Short-term rental startup Sonder cuts staff 20% after poor public debut
Chief technology officer among those exiting firm, which went public in January SPAC merger
Sonder, the short-term rental startup whose shares have plummeted more than 80 percent since it went public in a SPAC merger five months ago, has laid off a fifth of its staff in an effort to cut costs.
The San Francisco-based firm is eliminating 21 percent of corporate roles and 7 percent of “front line” roles, according to a Thursday SEC filing first reported by Skift.
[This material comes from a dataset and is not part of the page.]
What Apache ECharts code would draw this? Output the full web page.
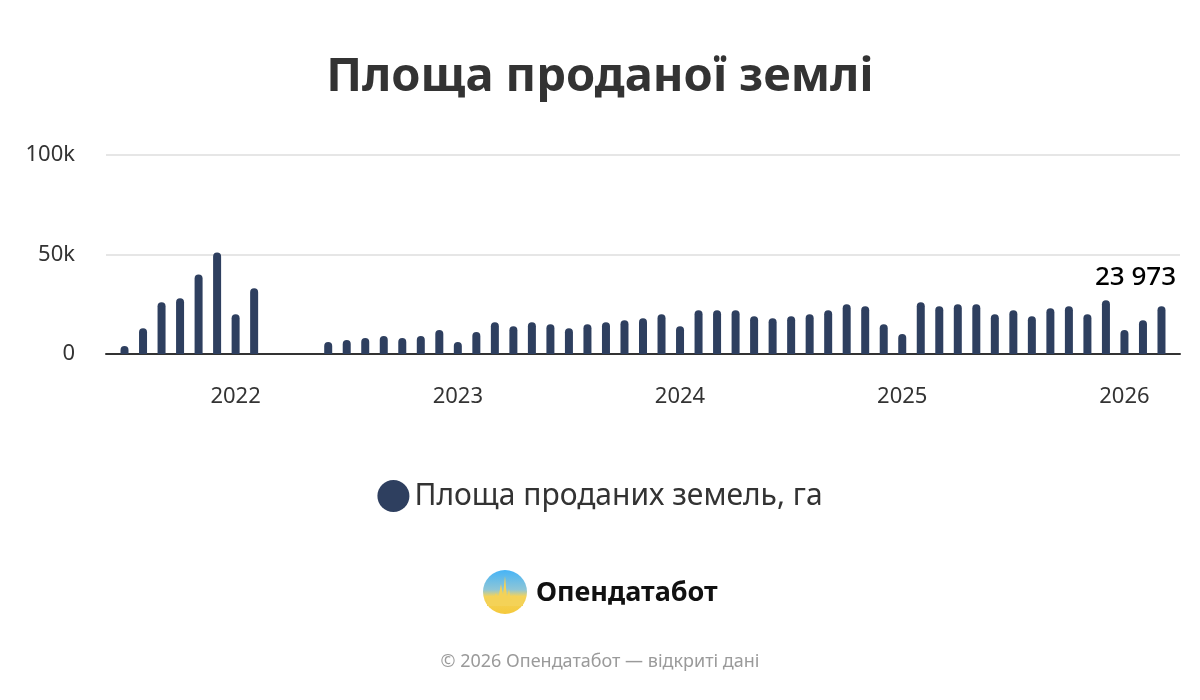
<!DOCTYPE html>
<html>
<head>
<meta charset="utf-8">
<script src="https://cdn.jsdelivr.net/npm/echarts@6/dist/echarts.min.js"></script>
<style>
html,body{margin:0;padding:0;background:#fff;}
#chart{width:1200px;height:700px;}
</style>
</head>
<body>
<div id="chart"></div>
<script>
const titleText = 'Площа проданої землі';
const seriesName = 'Площа проданих земель, га';
const months = [
  '2021-06','2021-07','2021-08','2021-09','2021-10','2021-11','2021-12',
  '2022-01','2022-02','2022-03','2022-04','2022-05','2022-06','2022-07','2022-08','2022-09','2022-10','2022-11','2022-12',
  '2023-01','2023-02','2023-03','2023-04','2023-05','2023-06','2023-07','2023-08','2023-09','2023-10','2023-11','2023-12',
  '2024-01','2024-02','2024-03','2024-04','2024-05','2024-06','2024-07','2024-08','2024-09','2024-10','2024-11','2024-12',
  '2025-01','2025-02','2025-03','2025-04','2025-05','2025-06','2025-07','2025-08','2025-09','2025-10','2025-11','2025-12',
  '2026-01','2026-02','2026-03','2026-04'
];
const areaSold = [
  null, 4000, 13000, 26000, 28000, 40000, 51000,
  20000, 33000, null, null, null, 6000, 7000, 8000, 9000, 8000, 9000, 12000,
  6000, 11000, 16000, 14000, 16000, 15000, 13000, 15000, 16000, 17000, 18000, 20000,
  14000, 22000, 22000, 22000, 19000, 18000, 19000, 20000, 22000, 25000, 24000, 15000,
  10000, 26000, 24000, 25000, 25000, 20000, 22000, 19000, 23000, 24000, 20000, 27000,
  12000, 17000, 23973, null
];
const labelledMonth = '2026-03';
const yTicks = [0, 50000, 100000];
const footerText = '© 2026 Опендатабот — відкриті дані';
const brandText = 'Опендатабот';

const FONT = '"Noto Sans", "Open Sans", sans-serif';
const BAR = '#2e3f5f';

function fmtThousands(v) {
  return String(Math.round(v)).replace(/\B(?=(\d{3})+(?!\d))/g, ' ');
}

const barData = areaSold.map((v, i) => {
  if (months[i] === labelledMonth) {
    return {
      value: v,
      label: {
        show: true, position: 'top', distance: 5, offset: [-26, -11],
        formatter: p => fmtThousands(p.value),
        fontFamily: FONT, fontSize: 26, fontWeight: 500, color: '#000'
      }
    };
  }
  return v;
});

const chart = echarts.init(document.getElementById('chart'), null, {renderer: 'canvas'});
chart.setOption({
  animation: false,
  backgroundColor: '#ffffff',
  textStyle: {fontFamily: FONT},
  title: {
    text: titleText, left: 'center', top: 49,
    textStyle: {fontFamily: FONT, fontSize: 47, fontWeight: 'bold', color: '#333333'}
  },
  legend: {
    data: [seriesName], top: 475, left: 'center',
    icon: 'circle', itemWidth: 32, itemHeight: 32, itemGap: 10,
    textStyle: {fontFamily: FONT, fontSize: 30, color: '#333333'}
  },
  grid: {left: 106, right: 20, top: 155, bottom: 346, containLabel: false},
  xAxis: {
    type: 'category', data: months, boundaryGap: false,
    axisLine: {show: true, lineStyle: {color: '#333333', width: 2}},
    axisTick: {show: false},
    axisLabel: {
      interval: (i, v) => v.slice(5) === '01',
      formatter: v => v.slice(0, 4),
      margin: 32, fontFamily: FONT, fontSize: 22, color: '#333333'
    },
    splitLine: {show: false}
  },
  yAxis: {
    type: 'value', min: yTicks[0], max: yTicks[yTicks.length - 1], interval: yTicks[1] - yTicks[0],
    axisLine: {show: false}, axisTick: {show: false},
    axisLabel: {
      margin: 31, fontFamily: FONT, fontSize: 22, color: '#333333',
      formatter: v => v === 0 ? '0' : (v / 1000) + 'k'
    },
    splitLine: {lineStyle: {color: '#e6e6e6', width: 2}}
  },
  series: [{
    name: seriesName, type: 'bar', data: barData, barWidth: 8,
    itemStyle: {color: BAR, borderRadius: [4, 4, 0, 0]}
  }],
  graphic: [
    {
      type: 'group', left: 483, top: 570,
      children: [
        {
          type: 'circle', shape: {cx: 22, cy: 22, r: 22},
          style: {fill: new echarts.graphic.LinearGradient(0, 0, 0, 1, [
            {offset: 0, color: '#46b4f7'}, {offset: 0.45, color: '#8fc6d6'},
            {offset: 0.6, color: '#f3d35a'}, {offset: 1, color: '#f5c93c'}
          ])}
        },
        {
          type: 'polygon',
          shape: {points: [[4,27],[11,27],[13,23],[15,29],[18,14],[20,25],[22,6],[24,28],[26,19],[28,31],[31,25],[34,28],[40,27],[40,36],[4,36]]},
          style: {fill: '#f4d257'}
        },
        {
          type: 'text', x: 53, y: 23,
          style: {text: brandText, fontFamily: FONT, fontSize: 27, fontWeight: 'bold', fill: '#111111', verticalAlign: 'middle', textAlign: 'left'}
        }
      ]
    },
    {
      type: 'text', left: 'center', top: 653,
      style: {text: footerText, fontFamily: FONT, fontSize: 18, fill: '#9a9a9a'}
    }
  ]
});
</script>
</body>
</html>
Among those departing in what Sonder termed its “Cash Flow Positive Plan” is chief technology officer Satyen Padella, who stepped down on Wednesday but will continue serving in an advisory role “to ensure an orderly transition.”
Sonder reported an $83 million loss in the first quarter, its first as a public company, as its expenses ballooned 72 percent to $176 million. The company expects to incur another $3.5 million to $5.5 million in restructuring costs in a longer-term effort to cut its expenses by $85 million per year.
As of midday Friday, Sonder’s shares were trading at $1.73, down 2.8 percent from Friday’s open and nearly 83 percent from their Jan. 3 debut — though it’s far from the only real estate-related startup to struggle on the open markets in recent months.
Sonder, which says it operates short-term rentals in 35 markets spanning three continents, went public on Jan. 19 in a merger with a blank-check firm sponsored by billionaires Alec Gores and Dean Metropoulos.
The SPAC deal valued Sonder at $1.9 billion; ahead of the merger, the company had raised at least $560 million in venture capital. A Series E funding round in June 2020 valued it at $1.3 billion.
The company, which CEO Francis Davidson founded in 2014, differs from the likes of Airbnb by leasing and managing its rentals itself.
Last year, it became the first tenant at Jeff Sutton’s proposed Midtown hotel, reportedly inking a 15-year lease at the planned 363-room hotel at 25 West 34th Street. The company also signed a long-term lease for the 76-key Gowanus Inn & Yard in Brooklyn last year.
While Sonder may be hurting, its CEO doesn’t seem to be. Earlier this year, Davidson paid $9.2 million for a 6,100-square-foot Hollywood Hills home previously owned by rapper and record producer Pharrell Williams.